Most investigators agree that efflorescence is caused by multiple factors in combination with the climate and environmental conditions. Views, however, on which factors are the major culprits in causing the problem are not understood or agreed upon between most experts. One thing that most all agree is that efflorescence is a soluble alkali salt, usually sodium and potassium sulfates, but expressed as Na2O and K2O equivalents, that exude from masonry as a solution. Upon drying the solution re-crystallizes as a supersaturated solution on the surface of the masonry causing a unsightly white film, coating or scum that can accumulate.
There are temporary and permanent forms of the condition. The temporary form is often called “new building bloom” and is short-lived, but there are permanent forms as well – disappearing as a result of rain only to reappear again and again for many years. It is this type of permanent efflorescence that can cause damage to masonry buildings by disintegrating mortar and spalling masonry units.
Some causes of efflorescence can be directed to the contractor and his practices at the jobsite. For instance, if brick or stone is not covered up and become saturated with water prior to installation; failure to protect unfinished walls from rain; unprotected parapet and or lack of proper flashing; lack of adequate drip edges on sills and cornices; leaky temporary gutters and downspouts; poorly filled mortar joints; chronic damp condition at grade where masonry doesn’t have a chance to dry out quickly after construction.
Brick can have varying levels of alkali salt content as well depending on the clay or shale deposit. Clay and shale deposits vary greatly in the amount of these salts. Some brick manufactures may use barium sulfate to reduce the tendency of efflorescence, but this offers no real guarantee. Generally the denser the brick the harder the unit – the less likely the efflorescence factor.
Concrete block may in some cases cause temporary efflorescence when the free lime that is liberated in the hydration of the cement carbonates on the surface of the unit. This type of efflorescence is only temporary and usually will wash off in the first rain.

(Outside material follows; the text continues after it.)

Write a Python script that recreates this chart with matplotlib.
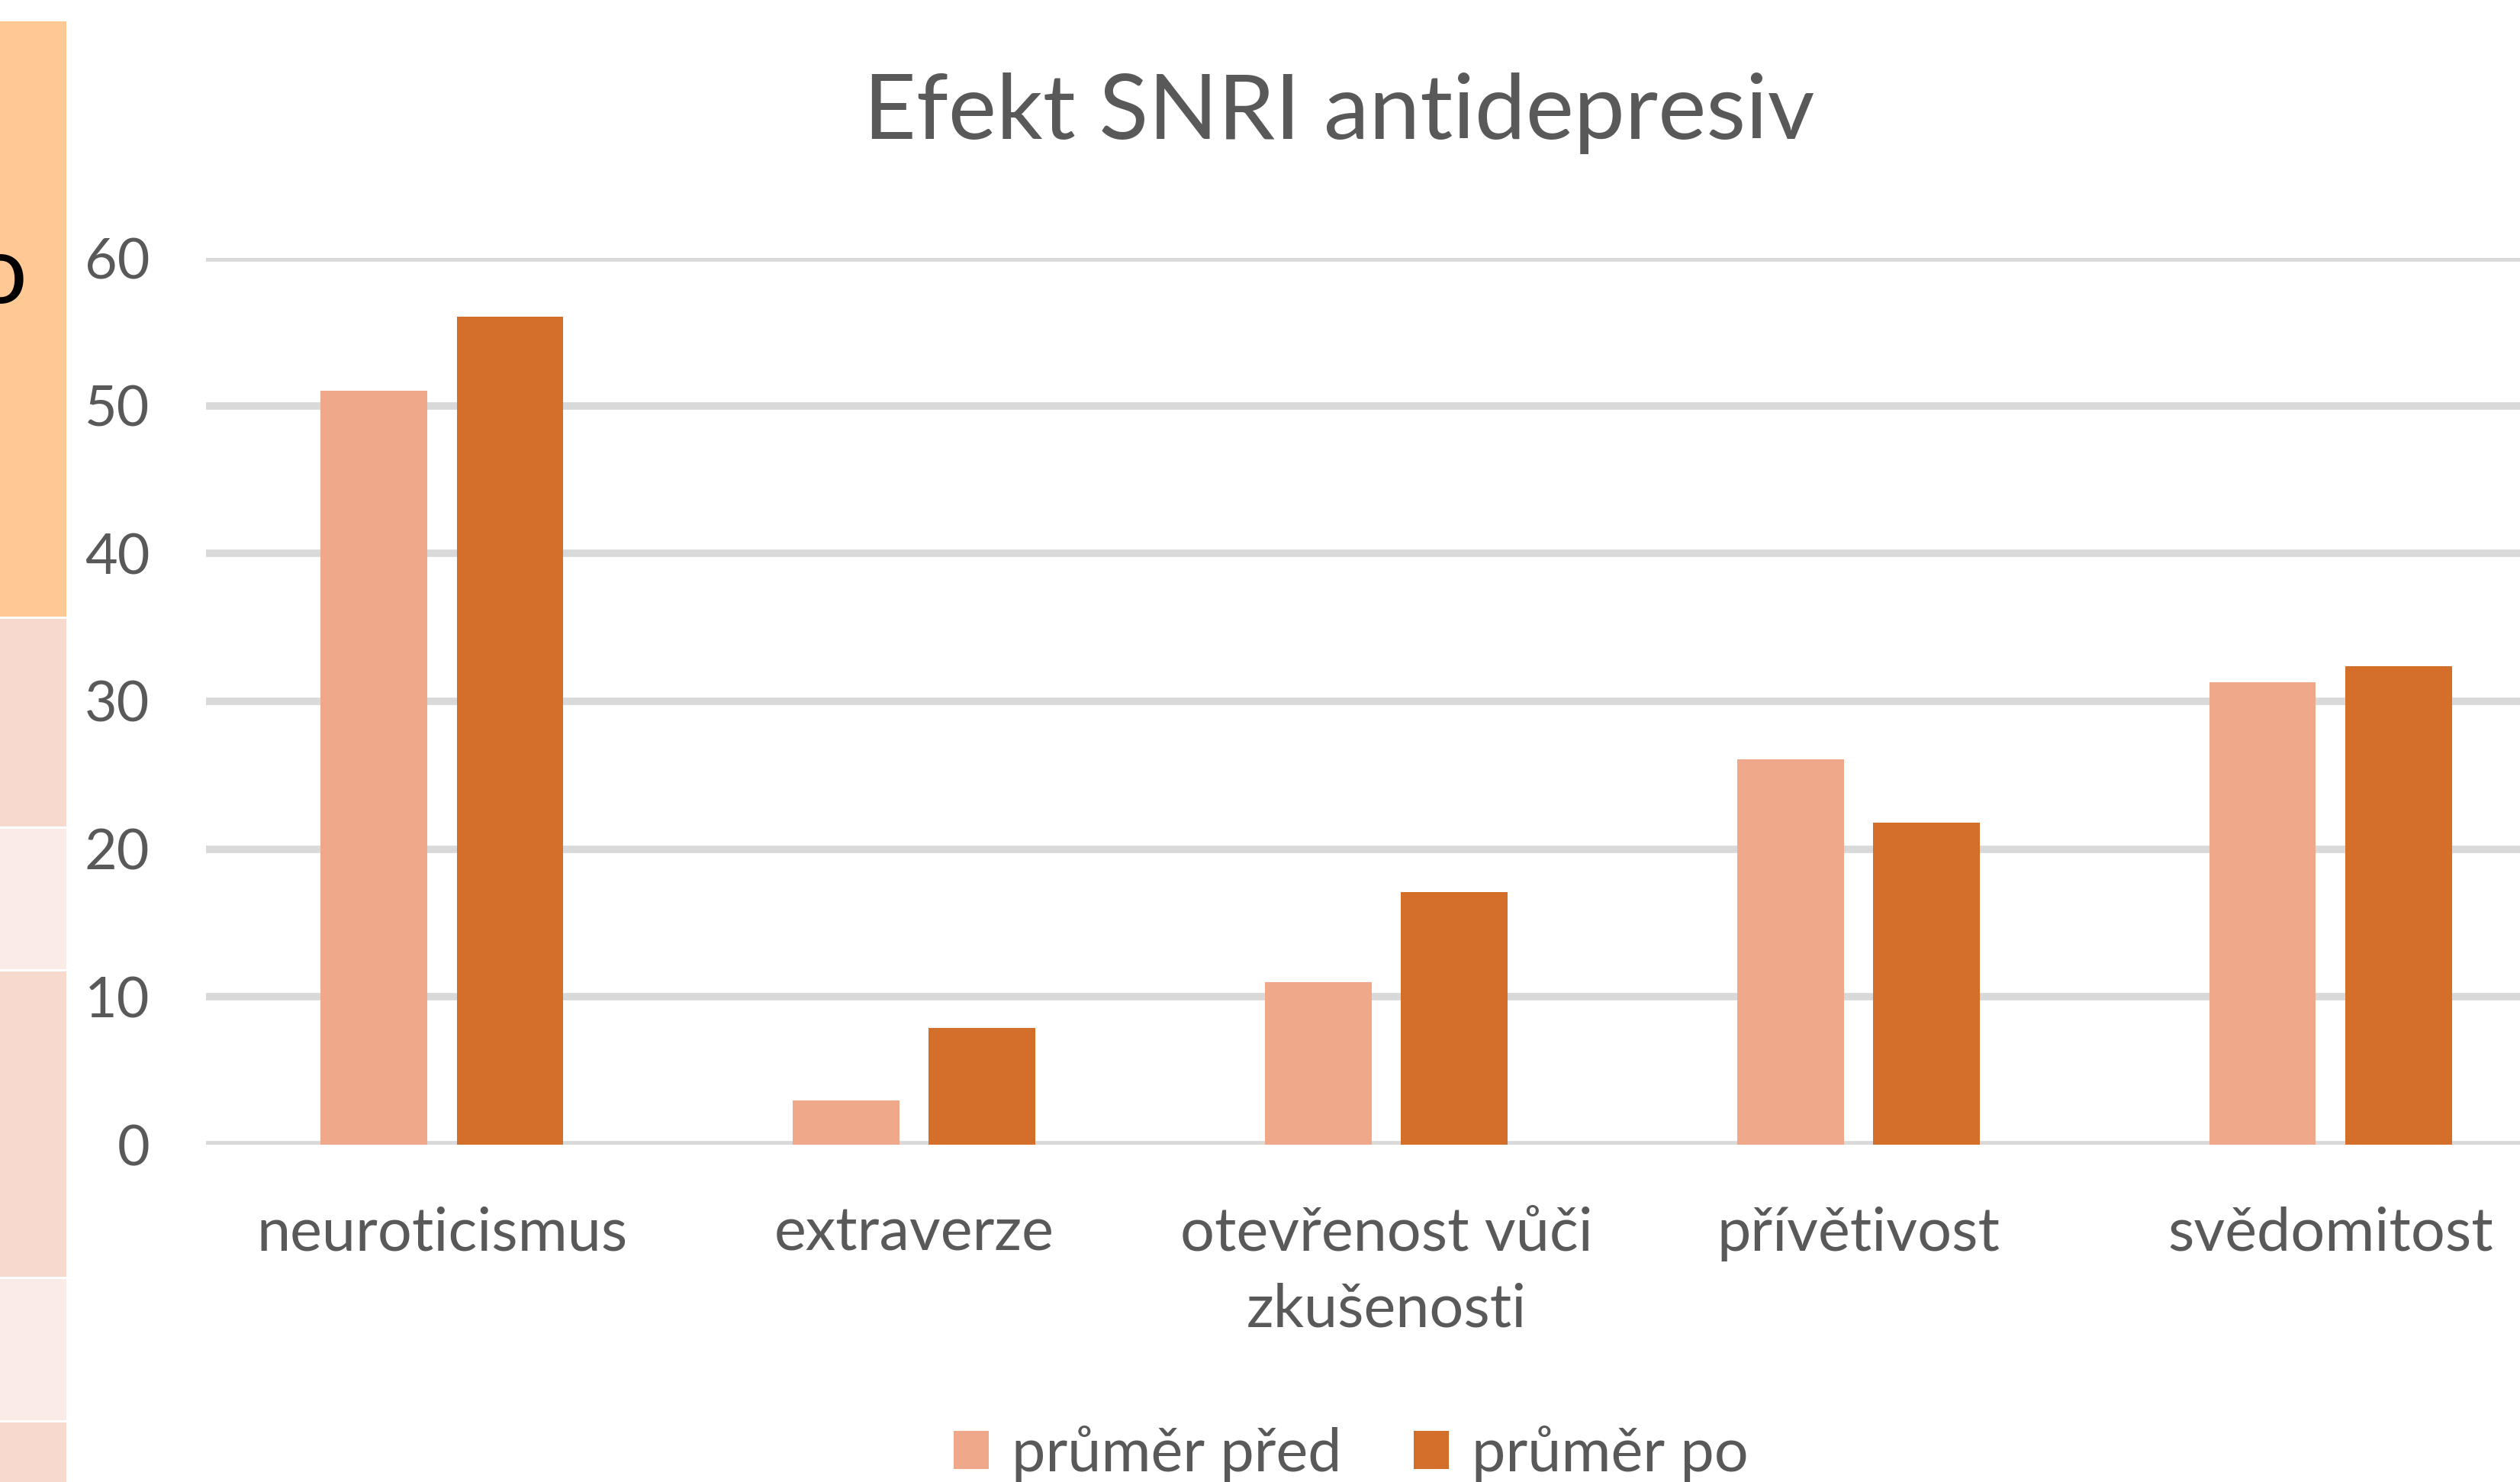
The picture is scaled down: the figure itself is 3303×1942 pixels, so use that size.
import matplotlib.pyplot as plt
import numpy as np
from matplotlib.patches import Rectangle

categories = ["neuroticismus", "extraverze", "otevřenost vůči\nzkušenosti", "přívětivost", "svědomitost"]
prumer_pred = [51.0, 3.0, 11.0, 26.1, 31.3]
prumer_po = [56.0, 7.9, 17.1, 21.8, 32.4]
series_names = ["průměr před", "průměr po"]
y_ticks = [0, 10, 20, 30, 40, 50, 60]

c_pred = "#F0A88A"
c_po = "#D36F2B"
grey = "#595959"

plt.rcParams["font.family"] = ["Lato", "DejaVu Sans"]

W, H = 3303, 1942
fig = plt.figure(figsize=(W / 100, H / 100), dpi=100)

# spreadsheet cells peeking in on the left
cells = [(25, 808, "#FFC996"), (808, 1083, "#F8D9CE"), (1083, 1270, "#FAEBE6"),
         (1270, 1673, "#F8D9CE"), (1673, 1861, "#FAEBE6"), (1861, 1942, "#F8D9CE")]
for top, bot, col in cells:
    fig.add_artist(Rectangle((0, 1 - bot / H), 87 / W, (bot - top - 3) / H,
                             transform=fig.transFigure, color=col, lw=0))
fig.text(36 / W, 1 - 362 / H, "o", ha="right", va="center", fontsize=90, color="black")

# plot area
left, right = 270, 3364
bottom, top = 1500, 338
ax = fig.add_axes([left / W, 1 - bottom / H, (right - left) / W, (bottom - top) / H])

x = np.arange(len(categories))
w = 0.226
off = 0.144
ax.bar(x - off, prumer_pred, w, color=c_pred, label=series_names[0], zorder=3)
ax.bar(x + off, prumer_po, w, color=c_po, label=series_names[1], zorder=3)

ax.set_xlim(-0.5, len(categories) - 0.5)
ax.set_ylim(0, 60)
ax.set_yticks(y_ticks)
ax.set_xticks(x)
ax.set_xticklabels(categories, linespacing=1.48)
ax.yaxis.grid(True, color="#D9D9D9", lw=7, zorder=0)
ax.set_axisbelow(True)
for s in ax.spines.values():
    s.set_visible(False)
ax.tick_params(axis="both", length=0, colors=grey)
ax.tick_params(axis="y", pad=53, labelsize=53)
ax.tick_params(axis="x", pad=58, labelsize=57)
for lbl in ax.get_yticklabels():
    lbl.set_clip_on(False)

fig.text(1755 / W, 1 - 148 / H, "Efekt SNRI antidepresiv", ha="center", va="center",
         fontsize=86, color=grey)

fig.legend(loc="center", bbox_to_anchor=(1771 / W, 1 - 1905 / H), ncol=2, frameon=False,
           fontsize=57, labelcolor=grey, handlelength=0.58, handleheight=0.58,
           handletextpad=0.38, columnspacing=1.2)

fig.savefig("out.png", dpi=100)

Mortar materials are made from clay and shale and can also pose the ability to deliver salts to the surfaces of finished masonry walls. Portland cement and masonry cements vary greatly in their raw material make up. Cement is derived from limestone or marl of 70-90% total carbonate content, much of which is argillaceous and earthy. Some cement is made with alkali contents over 1% and in the finished product these salts will approximate these same percentages. These cements when used in conjunction with some of the malpractices previously mentioned can cause serious efflorescence.
Most non-hydraulic limes on the other hand are extremely low in soluble salts as well as sulfur content. To give you an idea, most historical limes used in building construction were made from high-calcium limestone averaging over 97% carbonate content. Total alkali content average of 0.1%. Today, most limes are made from Dolomitic limestone with even less than 0.01%. What’s interesting is that often the lime gets the blame for the efflorescence due to its color when in fact it is 10 times less likely to cause the condition than cement or even hydraulic lime. Hydraulic lime (NHL 2, NHL 3.5 and NHL 5) are still widely produced and used in Europe and some parts of the United States and can have alkali contents usually much higher, approximating cement on an average, since these limes are made from impure, siliceous limestone.
The sand aggregate may contribute to the efflorescence if the sand was not washed or if it was dredged from the areas were there might be contamination of sea water. However, most masonry sands are well-graded and have near zero potential for causing any issues related to efflorescence.
In spite of considerable research into the causes of efflorescence and the ways to eliminate it, or at least minimize its occurrence, many of the research findings are conflicting and controversial. Because there are so many different potential causes that this apparent disagreement is not surprising. Although the occurrence of efflorescence cannot be predicted, it is more prone to appear suddenly, like a “disease” in a dry period during cool weather following a sustained rainy period. It does not rear its ugly head in hot dry summer months due to rapid wetting and drying of masonry walls, but in the northern climates of the United States it is apt to occur most often in late fall or early spring after rainy periods and when evaporation is slow and temperatures are relatively low.